The Sword of Roele
- Genre: Role-playing games
- Publisher: TSR
- Publication date: 1996

= The Sword of Roele =

D&D module

The Sword of Roele is an adventure module for the 2nd edition of the Advanced Dungeons & Dragons fantasy role-playing game, published in 1996.

==Plot summary==
The Sword of Roele is an adventure in which the Three Brother Mages, enemies of the powerful creature known as the Chimera, claim to know where to find the legendary Sword of Roele, and intend to obtain it. Secretly they are after something else, but they send the player characters to the supposed location of the sword to find and bring back their true prize. The Chimera also wants the adventurers to find the sword, so she can discover what the Brothers are actually trying to find. Unknown to all involved, the sword was supposed to have been secured within the hoard of another powerful creature, the Gorgon, but was placed where the Brothers sent the adventurers by a mischievous mysterious third party.
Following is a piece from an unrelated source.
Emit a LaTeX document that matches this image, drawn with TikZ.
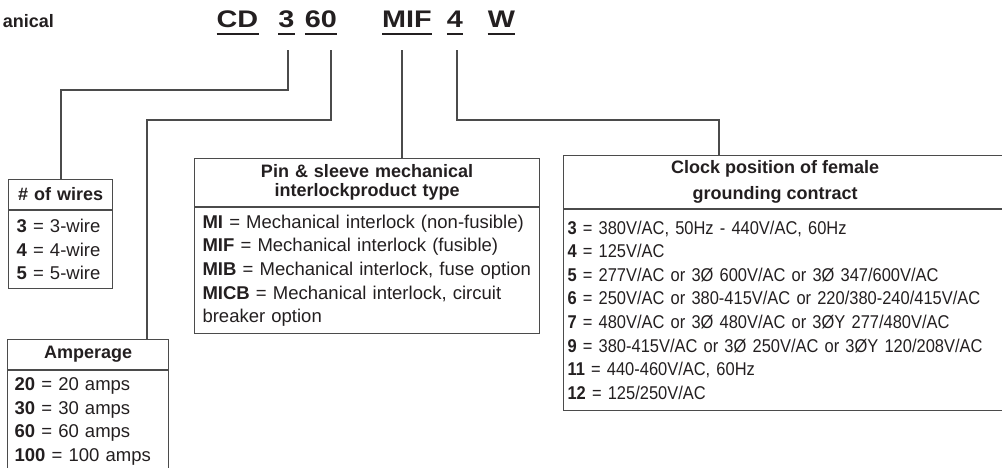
\documentclass[tikz,border=0pt]{standalone}
\usepackage{fontspec}
\setmainfont{Liberation Sans}
\newfontfamily\codefont{Liberation Sans}[FakeStretch=1.2]
\newfontfamily\voltfont{Liberation Sans}[FakeStretch=0.89]
\usepackage{xcolor}
\usetikzlibrary{positioning, calc}
\definecolor{InkDark}{RGB}{35,31,32}
\definecolor{RuleGray}{RGB}{75,75,75}

\begin{document}
\begin{tikzpicture}[x=1pt,y=-1pt,
        code/.style={font=\codefont\fontsize{24}{24}\selectfont\bfseries,text=InkDark,
                     inner sep=0pt,anchor=base},
        uline/.style={InkDark,line width=2.6pt},
        link/.style={draw=RuleGray,line width=1.1pt},
        hdr/.style={draw=RuleGray,line width=1.1pt,anchor=north west,inner sep=0pt,
                    align=center,text=InkDark,
                    font=\fontsize{18}{19}\selectfont\bfseries},
        hdrtxt/.style={inner sep=0pt,align=center,text=InkDark,
                    font=\fontsize{18}{26}\selectfont\bfseries},
        body/.style={draw=RuleGray,line width=1.1pt,anchor=north west,inner ysep=0pt,
                     align=left,text=InkDark,font=\fontsize{18.5}{23.6}\selectfont}
      ]
        \useasboundingbox (0,0) rectangle (1002,467);
        \node[code,font=\fontsize{18}{18}\selectfont\bfseries,anchor=base east]
          (head) at (54,27) {anical};
        \foreach \name/\txt/\x in {cd/CD/237.5, c3/3/286.5, c60/60/321,
                                   mif/MIF/407, c4/4/455, w/W/501.5}{
          \node[code] (\name) at (\x,27) {\txt};
          \draw[uline] ([yshift=-7pt]\name.base west) -- ([yshift=-7pt]\name.base east);
        }
        % option boxes
        \node[hdr,text width=104pt,minimum height=30pt] (wires) at (8,179) {\# of wires};
        \node[body,text width=88pt,inner xsep=8pt,minimum height=78pt]
          (wiresb) at (wires.south west)
          {\textbf{3} = 3-wire\\\textbf{4} = 4-wire\\\textbf{5} = 5-wire};
        \node[hdr,text width=161pt,minimum height=30pt] (amps) at (7,339) {Amperage};
        \node[body,text width=147pt,inner xsep=7pt,minimum height=102pt]
          (ampsb) at (amps.south west)
          {\textbf{20} = 20 amps\\\textbf{30} = 30 amps\\
           \textbf{60} = 60 amps\\\textbf{100} = 100 amps};
        \node[hdr,text width=345pt,minimum height=48pt] (pin) at (194,158)
          {Pin \& sleeve mechanical\\interlockproduct type};
        \node[body,text width=329pt,inner xsep=8pt,minimum height=126pt]
          (pinb) at (pin.south west)
          {\textbf{MI} = Mechanical interlock (non-fusible)\\
           \textbf{MIF} = Mechanical interlock (fusible)\\
           \textbf{MIB} = Mechanical interlock, fuse option\\
           \textbf{MICB} = Mechanical interlock, circuit\\
           breaker option};
        \node[hdr,text width=447pt,minimum height=53pt] (clock) at (563,155) {};
        \node[hdrtxt] (clockt) at ([xshift=-12pt]clock.center)
          {Clock position of female\\grounding contract};
        \node[body,text width=439pt,inner xsep=4pt,minimum height=201pt,
              font=\voltfont\fontsize{18.5}{23.6}\selectfont]
          (clockb) at (clock.south west)
          {\textbf{3} = 380V/AC, 50Hz - 440V/AC, 60Hz\\
           \textbf{4} = 125V/AC\\
           \textbf{5} = 277V/AC or 3Ø 600V/AC or 3Ø 347/600V/AC\\
           \textbf{6} = 250V/AC or 380-415V/AC or 220/380-240/415V/AC\\
           \textbf{7} = 480V/AC or 3Ø 480V/AC or 3ØY 277/480V/AC\\
           \textbf{9} = 380-415V/AC or 3Ø 250V/AC or 3ØY~120/208V/AC\\
           \textbf{11} = 440-460V/AC, 60Hz\\
           \textbf{12} = 125/250V/AC};
        % leads from the code
        \coordinate (l3) at (288,50);
        \coordinate (k3) at (61,90);
        \coordinate (l60) at (331,50);
        \coordinate (k60) at (147,120);
        \coordinate (lmif) at (402,50);
        \coordinate (l4) at (457,50);
        \coordinate (k4) at (719,120);
        \draw[link] (l3) |- (k3) -- (k3 |- wires.north);
        \draw[link] (l60) |- (k60) -- (k60 |- amps.north);
        \draw[link] (lmif) -- (lmif |- pin.north);
        \draw[link] (l4) |- (k4) -- (k4 |- clock.north);
      \end{tikzpicture}
\end{document}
The location the adventurers ultimately arrive in is a tomb for paladins who served in the ancient Order of the Sun; the architect hired by the priests of the Order was secretly a disguised necromancer who intended to use the tomb when he returned as a lich.

==Publication history==
The Sword of Roele was written by Wolfgang Baur, and published by TSR in 1996. Doug Stewart was the editor. Cover art was by Albert Slark, with interior art by Nick Choles.

==Reception==
Cliff Ramshaw reviewed The Sword of Roele for Arcane magazine, rating it a 4 out of 10 overall. He commented, "It's a convoluted one, this." He noted that the designers added the plot twist of the necromancer to improve what would otherwise be a "pretty dull experience" of grave robbing a lawful-good tomb, but was also critical of this plot point: "Casting detect evil on the builder of the resting place for all their souls must have seemed like such a chore for the commissioning priests." Ramshaw concluded the review by stating, "It's not only convoluted, it's confusing and doesn't really hang together. Bit of a disappointment."